In gathering images from the Abbey I completely underplayed the significance of the medieval panels here on my first visit, so returned to put that right.

As I said in my last Hexham post, the Tudors and the Victorians weren’t aficionados, so some of the panels spent years covered in whitewash whilst others were removed and hidden away, so many of these artefacts were lost to the world, reappearing during building works or restoration to the church furniture.  Not all of the losses can be attributed to those periods however.  The visitor centre displays a series of 9 panels depicting “The Passion” which date back to the 16th century (ironically the century when Henry VIII was at work dismantling the Catholic church and looting its treasures).  Originally there were 10 but one was lost during my lifetime, which does tend to set the mind wondering about wealthy collectors of medieval art acquiring a unique piece.

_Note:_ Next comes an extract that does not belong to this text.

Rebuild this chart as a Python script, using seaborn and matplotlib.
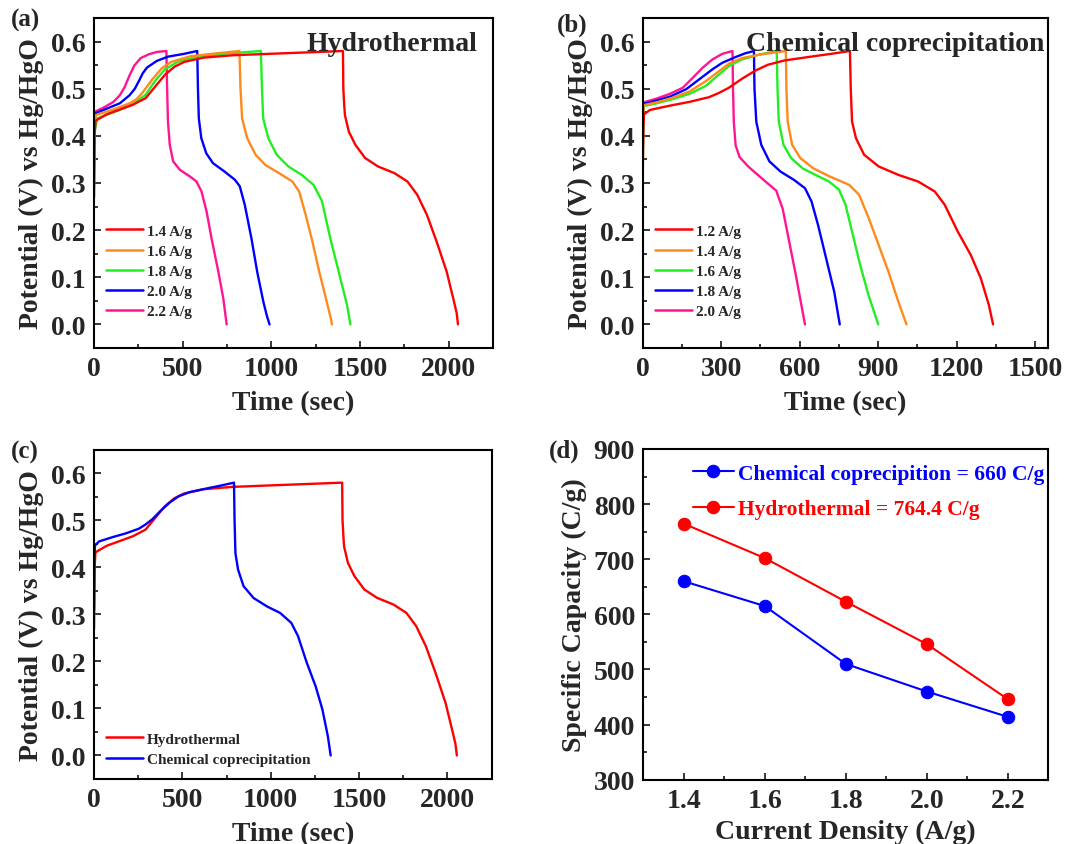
import pandas as pd
import matplotlib
matplotlib.use('Agg')
import matplotlib.pyplot as plt
from matplotlib.ticker import MultipleLocator
import seaborn as sns

# -----------------------------
# Data
# -----------------------------
# (a) Hydrothermal GCD curves (charge, then discharge)
hyd_14_t = [0, 3, 8, 73, 146, 219, 291, 346, 401, 455, 510, 619, 783, 1056, 1404,
            1404, 1406, 1411, 1415, 1437, 1474, 1529, 1602, 1694, 1768, 1823, 1878, 1933, 1989, 2026, 2045, 2053]
hyd_14_v = [0.27, 0.40, 0.432, 0.446, 0.456, 0.466, 0.480, 0.505, 0.530, 0.547, 0.557, 0.566, 0.571, 0.575, 0.580,
            0.580, 0.501, 0.466, 0.444, 0.409, 0.381, 0.353, 0.335, 0.321, 0.303, 0.275, 0.232, 0.175, 0.112, 0.055, 0.025, 0.0]
hyd_16_t = [0, 3, 9, 109, 200, 240, 272, 327, 381, 436, 544, 690, 820,
            820, 826, 835, 864, 911, 967, 1043, 1119, 1157, 1194, 1232, 1270, 1308, 1336, 1342]
hyd_16_v = [0.33, 0.42, 0.444, 0.456, 0.469, 0.478, 0.491, 0.519, 0.543, 0.557, 0.569, 0.575, 0.580,
            0.580, 0.501, 0.437, 0.395, 0.360, 0.338, 0.321, 0.303, 0.282, 0.232, 0.175, 0.112, 0.055, 0.012, 0.0]
hyd_18_t = [0, 3, 18, 73, 145, 218, 290, 345, 399, 472, 581, 726, 941,
            941, 947, 954, 983, 1030, 1096, 1172, 1238, 1285, 1333, 1389, 1427, 1446]
hyd_18_v = [0.29, 0.41, 0.437, 0.445, 0.455, 0.467, 0.487, 0.517, 0.541, 0.557, 0.568, 0.574, 0.580,
            0.580, 0.501, 0.437, 0.395, 0.360, 0.335, 0.317, 0.296, 0.262, 0.182, 0.098, 0.041, 0.0]
hyd_20_t = [0, 3, 8, 73, 145, 200, 230, 254, 275, 299, 354, 417, 508, 582,
            582, 586, 591, 605, 633, 671, 737, 794, 822, 850, 888, 920, 955, 975, 990]
hyd_20_v = [0.37, 0.43, 0.448, 0.458, 0.469, 0.486, 0.500, 0.517, 0.533, 0.545, 0.559, 0.568, 0.574, 0.580,
            0.580, 0.501, 0.437, 0.395, 0.363, 0.342, 0.324, 0.307, 0.293, 0.254, 0.182, 0.112, 0.048, 0.018, 0.0]
hyd_22_t = [0, 2, 4, 54, 109, 145, 172, 200, 227, 263, 309, 354, 408,
            408, 412, 417, 427, 446, 484, 540, 578, 606, 635, 663, 701, 729, 748]
hyd_22_v = [0.40, 0.44, 0.451, 0.460, 0.472, 0.486, 0.503, 0.528, 0.549, 0.565, 0.573, 0.578, 0.580,
            0.580, 0.502, 0.430, 0.381, 0.346, 0.328, 0.314, 0.303, 0.282, 0.239, 0.182, 0.112, 0.055, 0.0]

# (b) Chemical coprecipitation GCD curves
chem_12_t = [0, 2, 5, 28, 103, 178, 253, 291, 329, 379, 429, 479, 542, 655, 720, 792,
             792, 795, 800, 815, 846, 902, 978, 1053, 1116, 1154, 1204, 1254, 1292, 1323, 1339]
chem_12_v = [0.31, 0.42, 0.446, 0.455, 0.464, 0.472, 0.482, 0.491, 0.502, 0.521, 0.538, 0.551, 0.560, 0.569, 0.574, 0.580,
             0.580, 0.501, 0.430, 0.395, 0.360, 0.335, 0.317, 0.303, 0.282, 0.254, 0.197, 0.147, 0.098, 0.041, 0.0]
chem_14_t = [0, 2, 3, 53, 115, 178, 241, 291, 329, 379, 454, 547,
             547, 549, 554, 571, 602, 652, 714, 789, 827, 864, 902, 939, 977, 1008]
chem_14_v = [0.34, 0.44, 0.465, 0.471, 0.481, 0.494, 0.516, 0.537, 0.553, 0.565, 0.573, 0.580,
             0.580, 0.501, 0.430, 0.381, 0.353, 0.331, 0.314, 0.296, 0.275, 0.225, 0.168, 0.112, 0.048, 0.0]
chem_16_t = [0, 2, 3, 53, 115, 178, 241, 291, 329, 379, 442, 512,
             512, 515, 520, 538, 567, 611, 661, 712, 750, 775, 800, 831, 863, 900]
chem_16_v = [0.33, 0.44, 0.463, 0.469, 0.478, 0.489, 0.506, 0.530, 0.548, 0.562, 0.572, 0.580,
             0.580, 0.501, 0.430, 0.381, 0.353, 0.331, 0.317, 0.303, 0.286, 0.254, 0.197, 0.126, 0.062, 0.0]
chem_18_t = [0, 2, 3, 53, 103, 166, 216, 266, 304, 354, 391, 425,
             425, 427, 434, 453, 484, 527, 577, 620, 645, 670, 701, 732, 753]
chem_18_v = [0.36, 0.44, 0.468, 0.475, 0.483, 0.499, 0.520, 0.541, 0.555, 0.567, 0.575, 0.580,
             0.580, 0.501, 0.430, 0.381, 0.346, 0.324, 0.307, 0.289, 0.261, 0.211, 0.140, 0.069, 0.0]
chem_20_t = [0, 2, 3, 53, 103, 153, 191, 228, 266, 304, 343,
             343, 345, 348, 355, 370, 403, 465, 510, 535, 560, 585, 605, 620]
chem_20_v = [0.37, 0.45, 0.471, 0.479, 0.489, 0.502, 0.523, 0.544, 0.562, 0.574, 0.580,
             0.580, 0.500, 0.430, 0.380, 0.355, 0.335, 0.305, 0.284, 0.245, 0.175, 0.105, 0.045, 0.0]

# (d) specific capacity
current_density = [1.4, 1.6, 1.8, 2.0, 2.2]
cap_chem = [660, 615, 510, 460, 414]
cap_hyd = [764.4, 702, 623, 546, 446]

colors5 = ['#FF0000', '#FF8A1C', '#22EE22', '#0000FF', '#FF1493']
FS = 20


def gcd_frame(curves, labels):
    parts = []
    for (t, v), lab in zip(curves, labels):
        parts.append(pd.DataFrame({'Time': t, 'Potential': v, 'Label': lab}))
    return pd.concat(parts, ignore_index=True)


sns.set_style('ticks')
plt.rcParams['font.family'] = ['Liberation Serif', 'DejaVu Serif']
plt.rcParams['font.weight'] = 'bold'
plt.rcParams['axes.labelweight'] = 'bold'
plt.rcParams['axes.linewidth'] = 1.5
plt.rcParams['axes.edgecolor'] = 'black'

fig = plt.figure(figsize=(10.7, 8.45), dpi=100)
ax_a = fig.add_axes([0.0879, 0.587, 0.3728, 0.3905])
ax_b = fig.add_axes([0.6007, 0.587, 0.3790, 0.3905])
ax_c = fig.add_axes([0.0879, 0.0769, 0.3716, 0.3897])
ax_d = fig.add_axes([0.6012, 0.0761, 0.3785, 0.3914])


def style_axes(ax, xmaj, xmin, ymaj, ymin):
    ax.xaxis.set_major_locator(MultipleLocator(xmaj))
    ax.xaxis.set_minor_locator(MultipleLocator(xmin))
    ax.yaxis.set_major_locator(MultipleLocator(ymaj))
    ax.yaxis.set_minor_locator(MultipleLocator(ymin))
    ax.tick_params(which='both', direction='in', top=False, right=False, width=1.3)
    ax.tick_params(which='major', length=5, labelsize=FS, pad=6)
    ax.tick_params(which='minor', length=3)
    for s in ax.spines.values():
        s.set_linewidth(1.5)
        s.set_visible(True)


def gcd_legend(ax, labels, colors, y0):
    handles = [plt.Line2D([], [], color=c, lw=1.8) for c in colors]
    ax.legend(handles, labels, loc='lower left', bbox_to_anchor=(0.03, y0), frameon=False,
              borderaxespad=0, borderpad=0, handlelength=2.4, handletextpad=0.3,
              labelspacing=0.42, prop={'size': 11, 'weight': 'bold'})


# -----------------------------
# (a) Hydrothermal
# -----------------------------
labels_a = ['1.4 A/g', '1.6 A/g', '1.8 A/g', '2.0 A/g', '2.2 A/g']
df_a = gcd_frame([(hyd_14_t, hyd_14_v), (hyd_16_t, hyd_16_v), (hyd_18_t, hyd_18_v),
                  (hyd_20_t, hyd_20_v), (hyd_22_t, hyd_22_v)], labels_a)
sns.lineplot(data=df_a, x='Time', y='Potential', hue='Label', hue_order=labels_a[::-1],
             palette=dict(zip(labels_a, colors5)), sort=False, estimator=None, lw=1.7, ax=ax_a, legend=False)
ax_a.set_xlim(0, 2250)
ax_a.set_ylim(-0.05, 0.65)
style_axes(ax_a, 500, 250, 0.1, 0.05)
ax_a.set_xlabel('Time (sec)', fontsize=FS, labelpad=6)
ax_a.set_ylabel('Potential (V) vs Hg/HgO', fontsize=FS, labelpad=5)
ax_a.text(0.962, 0.96, 'Hydrothermal', transform=ax_a.transAxes, ha='right', va='top',
          fontsize=FS, fontweight='bold')
gcd_legend(ax_a, labels_a, colors5, 0.09)

# -----------------------------
# (b) Chemical coprecipitation
# -----------------------------
labels_b = ['1.2 A/g', '1.4 A/g', '1.6 A/g', '1.8 A/g', '2.0 A/g']
df_b = gcd_frame([(chem_12_t, chem_12_v), (chem_14_t, chem_14_v), (chem_16_t, chem_16_v),
                  (chem_18_t, chem_18_v), (chem_20_t, chem_20_v)], labels_b)
sns.lineplot(data=df_b, x='Time', y='Potential', hue='Label', hue_order=labels_b[::-1],
             palette=dict(zip(labels_b, colors5)), sort=False, estimator=None, lw=1.7, ax=ax_b, legend=False)
ax_b.set_xlim(0, 1550)
ax_b.set_ylim(-0.05, 0.65)
style_axes(ax_b, 300, 150, 0.1, 0.05)
ax_b.set_xlabel('Time (sec)', fontsize=FS, labelpad=6)
ax_b.set_ylabel('Potential (V) vs Hg/HgO', fontsize=FS, labelpad=5)
ax_b.text(0.99, 0.96, 'Chemical coprecipitation', transform=ax_b.transAxes, ha='right', va='top',
          fontsize=FS, fontweight='bold')
gcd_legend(ax_b, labels_b, colors5, 0.09)

# -----------------------------
# (c) Comparison
# -----------------------------
labels_c = ['Hydrothermal', 'Chemical coprecipitation']
df_c = gcd_frame([(hyd_14_t, hyd_14_v), (chem_12_t, chem_12_v)], labels_c)
sns.lineplot(data=df_c, x='Time', y='Potential', hue='Label', hue_order=labels_c,
             palette={'Hydrothermal': '#FF0000', 'Chemical coprecipitation': '#0000FF'},
             sort=False, estimator=None, lw=1.7, ax=ax_c, legend=False)
ax_c.set_xlim(0, 2250)
ax_c.set_ylim(-0.05, 0.65)
style_axes(ax_c, 500, 250, 0.1, 0.05)
ax_c.set_xlabel('Time (sec)', fontsize=FS, labelpad=6)
ax_c.set_ylabel('Potential (V) vs Hg/HgO', fontsize=FS, labelpad=5)
gcd_legend(ax_c, labels_c, ['#FF0000', '#0000FF'], 0.04)

# -----------------------------
# (d) Specific capacity vs current density
# -----------------------------
df_d = pd.concat([
    pd.DataFrame({'Current': current_density, 'Capacity': cap_chem, 'Method': 'Chemical coprecipition = 660 C/g'}),
    pd.DataFrame({'Current': current_density, 'Capacity': cap_hyd, 'Method': 'Hydrothermal = 764.4 C/g'}),
], ignore_index=True)
pal_d = {'Chemical coprecipition = 660 C/g': '#0000FF', 'Hydrothermal = 764.4 C/g': '#FF0000'}
sns.lineplot(data=df_d, x='Current', y='Capacity', hue='Method', palette=pal_d, marker='o',
             markersize=9, lw=1.5, ax=ax_d)
for ln in ax_d.lines:
    ln.set_markeredgecolor(ln.get_color())
ax_d.set_xlim(1.3, 2.3)
ax_d.set_ylim(300, 900)
style_axes(ax_d, 0.2, 0.1, 100, 50)
ax_d.set_xlabel('Current Density (A/g)', fontsize=FS, labelpad=4)
ax_d.set_ylabel('Specific Capacity (C/g)', fontsize=FS, labelpad=5)
leg = ax_d.legend(loc='upper right', bbox_to_anchor=(0.99, 0.955), frameon=False, borderaxespad=0,
                  borderpad=0, handlelength=1.9, handletextpad=0.2, labelspacing=0.72,
                  prop={'size': 15.5, 'weight': 'bold'})
for txt, c in zip(leg.get_texts(), ['#0000FF', '#FF0000']):
    txt.set_color(c)

# panel letters
fig.text(0.010, 0.976, '(a)', fontsize=18, fontweight='bold', va='center')
fig.text(0.520, 0.970, '(b)', fontsize=18, fontweight='bold', va='center')
fig.text(0.010, 0.464, '(c)', fontsize=18, fontweight='bold', va='center')
fig.text(0.513, 0.466, '(d)', fontsize=18, fontweight='bold', va='center')

plt.savefig('out.png', dpi=100)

I mentioned in that earlier post the Dance of Death,  and this really requires more than passing reference.

European progress and growing prosperity had stumbled in the 14th and 15th centuries as the result of a series of catastrophic events.  A great famine swept the continent resulting from three consecutive years of crop failures, prompting some to turn to cannibalism as a remedy whilst others killed their own children to reduce the numbers of mouths to feed.

This was also the period when the plague known as “The Black Death” spread from Central Asia across the whole of Europe, with recurrences that lasted for centuries.

To this gloomy picture can be added war, and for England and her traditional enemy France, the series of conflicts known as the Hundred Years War.  The Four Horsemen of the Apocalypse were certainly busy during the 14th Century, so much so that some estimate a halving of Europe’s population during this period, and as art reflects culture and our way of life, so this gave rise to a type of mural or painting known as Danse Macabre or Dance of Death.

Examples were recorded across the continent though few survive to the present day so Hexham’s is particularly valuable (it’s thought to be the best of the UK’s three examples).  The works are a sort of momento mori a reminder of our mortality as they show people from all walks of life falling victim to a visitation from Death.  The working class are missing from the example at Hexham where four panels show a cardinal, a king, a bishop and a pope as victims, but the screen where they are displayed has spaces for another four panels suggesting a larger work (or perhaps a different location) when it was originally produced.

The loss of the “lesser” victims undermines the message behind it that Death is the great leveller.  If there is someone sitting on an illicit collection of the missing pieces perhaps they should think on that!